◆ Request: Reproduce all of the data below without alteration; exclude every picture.

◆ Source material:
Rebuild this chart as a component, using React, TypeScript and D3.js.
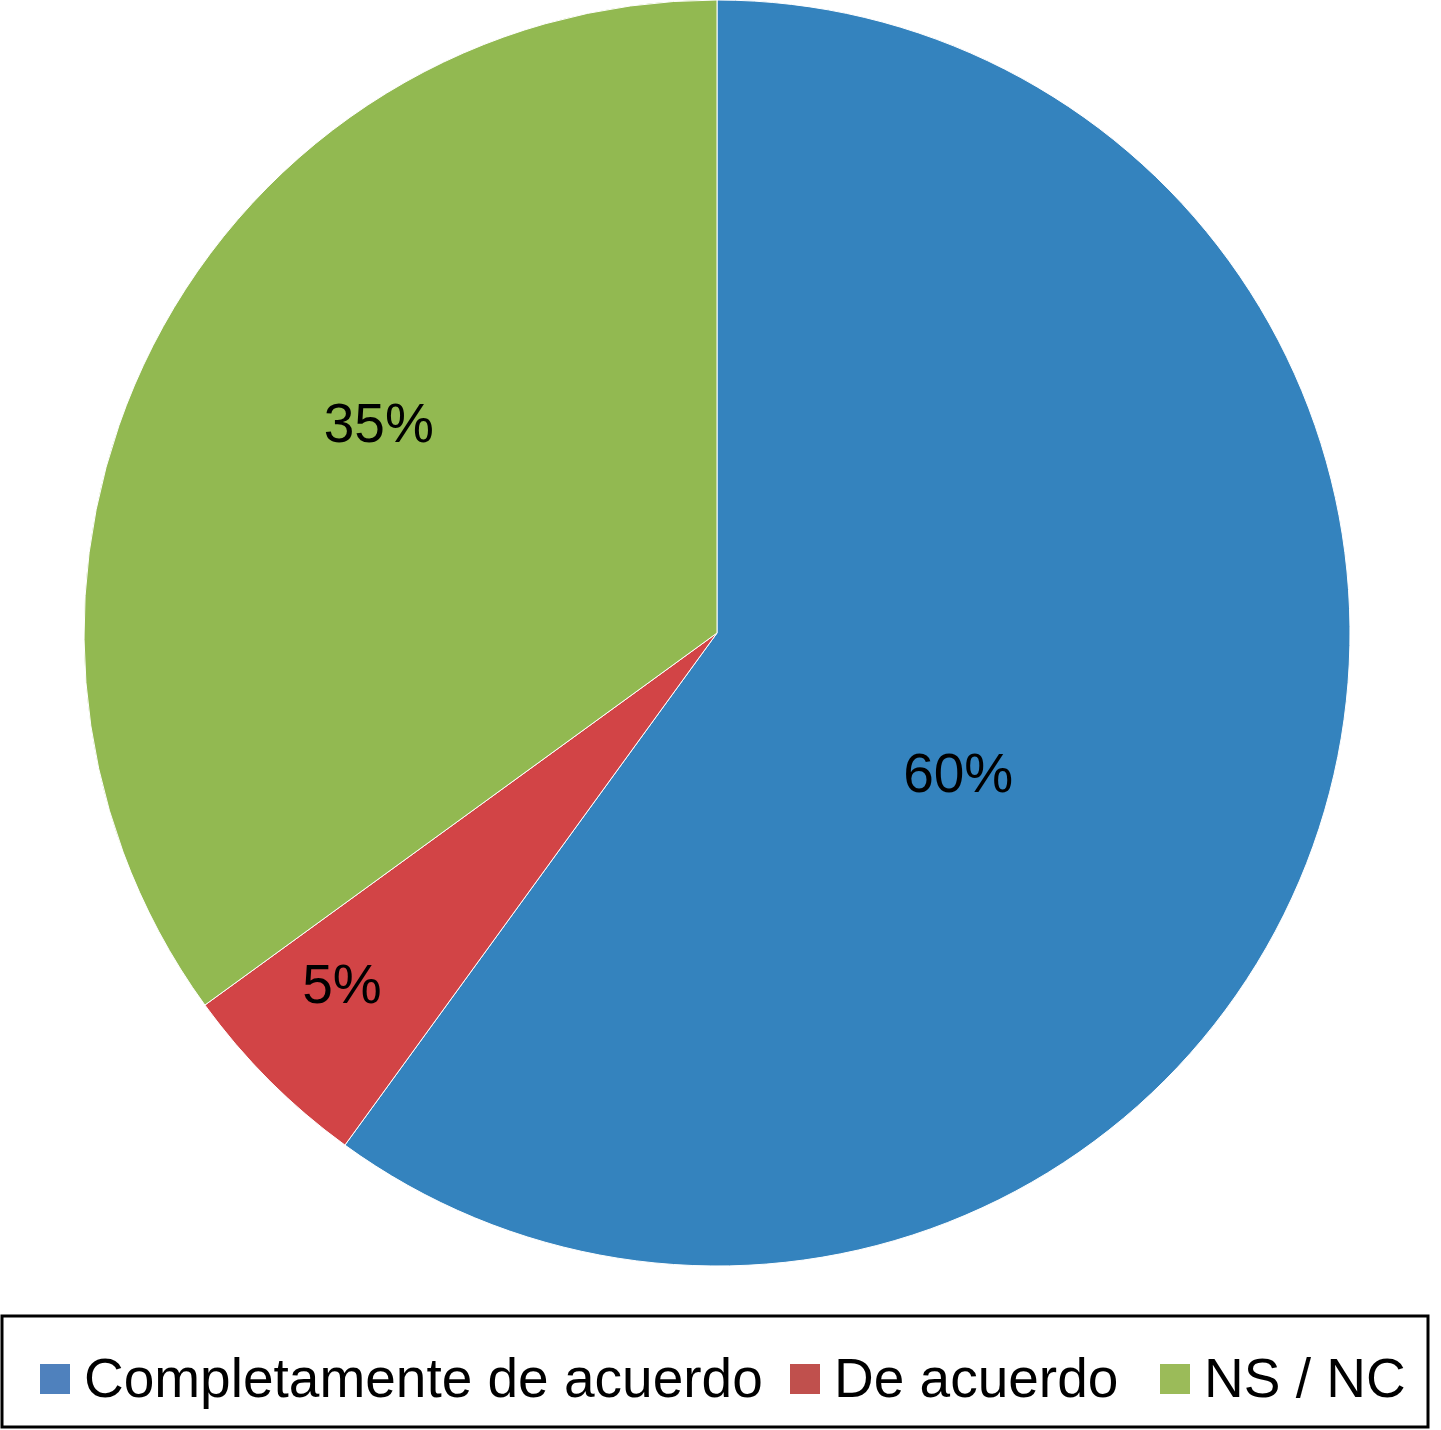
import React from 'react';
import * as d3 from 'd3';

const categories = ['Completamente de acuerdo', 'De acuerdo', 'NS / NC'];
const values = [60, 5, 35];
const labels = ['60%', '5%', '35%'];
const sliceColors = ['#3483BE', '#D24446', '#92B951'];
const legendColors = ['#4F81BD', '#C0504D', '#9BBB59'];

const W = 1441;
const H = 1430;
const cx = 717;
const cy = 633;
const radius = 633;

// where Excel put the data labels (fraction of radius, angle nudge in degrees)
const labelRadius = [0.44, 0.81, 0.63];
const labelNudge = [12, 2, 5];

// legend item x positions (swatch left edge)
const legendX = [40, 790, 1160];

export default function App() {
  const pie = d3.pie<number>().sort(null).value(d => d);
  const arcs = pie(values);
  const arc = d3.arc<d3.PieArcDatum<number>>().innerRadius(0).outerRadius(radius);

  return (
    <svg width={W} height={H} style={{ position: 'absolute', left: 0, top: 0, background: '#fff' }}>
      <g transform={`translate(${cx},${cy})`}>
        {arcs.map((a, i) => (
          <path key={i} d={arc(a) || ''} fill={sliceColors[i]} stroke="#fff" strokeWidth={1} />
        ))}
        {arcs.map((a, i) => {
          const mid = (a.startAngle + a.endAngle) / 2 + (labelNudge[i] * Math.PI) / 180;
          const r = radius * labelRadius[i];
          const x = Math.sin(mid) * r;
          const y = -Math.cos(mid) * r;
          return (
            <text
              key={i}
              x={x}
              y={y + 20}
              textAnchor="middle"
              fontFamily="Liberation Sans, Arial, sans-serif"
              fontSize={55}
              fill="#000"
            >
              {labels[i]}
            </text>
          );
        })}
      </g>
      <rect x={2} y={1316} width={1426} height={111} fill="none" stroke="#000" strokeWidth={3} />
      {categories.map((c, i) => (
        <g key={c} transform={`translate(${legendX[i]},0)`}>
          <rect x={0} y={1364} width={30} height={30} fill={legendColors[i]} />
          <text
            x={44}
            y={1397}
            fontFamily="Liberation Sans, Arial, sans-serif"
            fontSize={55}
            fill="#000"
          >
            {c}
          </text>
        </g>
      ))}
    </svg>
  );
}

◆ Expected output:
Rebuild this chart as a component, using React, TypeScript and D3.js.
import React from 'react';
import * as d3 from 'd3';

const categories = ['Completamente de acuerdo', 'De acuerdo', 'NS / NC'];
const values = [60, 5, 35];
const labels = ['60%', '5%', '35%'];
const sliceColors = ['#3483BE', '#D24446', '#92B951'];
const legendColors = ['#4F81BD', '#C0504D', '#9BBB59'];

const W = 1441;
const H = 1430;
const cx = 717;
const cy = 633;
const radius = 633;

// where Excel put the data labels (fraction of radius, angle nudge in degrees)
const labelRadius = [0.44, 0.81, 0.63];
const labelNudge = [12, 2, 5];

// legend item x positions (swatch left edge)
const legendX = [40, 790, 1160];

export default function App() {
  const pie = d3.pie<number>().sort(null).value(d => d);
  const arcs = pie(values);
  const arc = d3.arc<d3.PieArcDatum<number>>().innerRadius(0).outerRadius(radius);

  return (
    <svg width={W} height={H} style={{ position: 'absolute', left: 0, top: 0, background: '#fff' }}>
      <g transform={`translate(${cx},${cy})`}>
        {arcs.map((a, i) => (
          <path key={i} d={arc(a) || ''} fill={sliceColors[i]} stroke="#fff" strokeWidth={1} />
        ))}
        {arcs.map((a, i) => {
          const mid = (a.startAngle + a.endAngle) / 2 + (labelNudge[i] * Math.PI) / 180;
          const r = radius * labelRadius[i];
          const x = Math.sin(mid) * r;
          const y = -Math.cos(mid) * r;
          return (
            <text
              key={i}
              x={x}
              y={y + 20}
              textAnchor="middle"
              fontFamily="Liberation Sans, Arial, sans-serif"
              fontSize={55}
              fill="#000"
            >
              {labels[i]}
            </text>
          );
        })}
      </g>
      <rect x={2} y={1316} width={1426} height={111} fill="none" stroke="#000" strokeWidth={3} />
      {categories.map((c, i) => (
        <g key={c} transform={`translate(${legendX[i]},0)`}>
          <rect x={0} y={1364} width={30} height={30} fill={legendColors[i]} />
          <text
            x={44}
            y={1397}
            fontFamily="Liberation Sans, Arial, sans-serif"
            fontSize={55}
            fill="#000"
          >
            {c}
          </text>
        </g>
      ))}
    </svg>
  );
}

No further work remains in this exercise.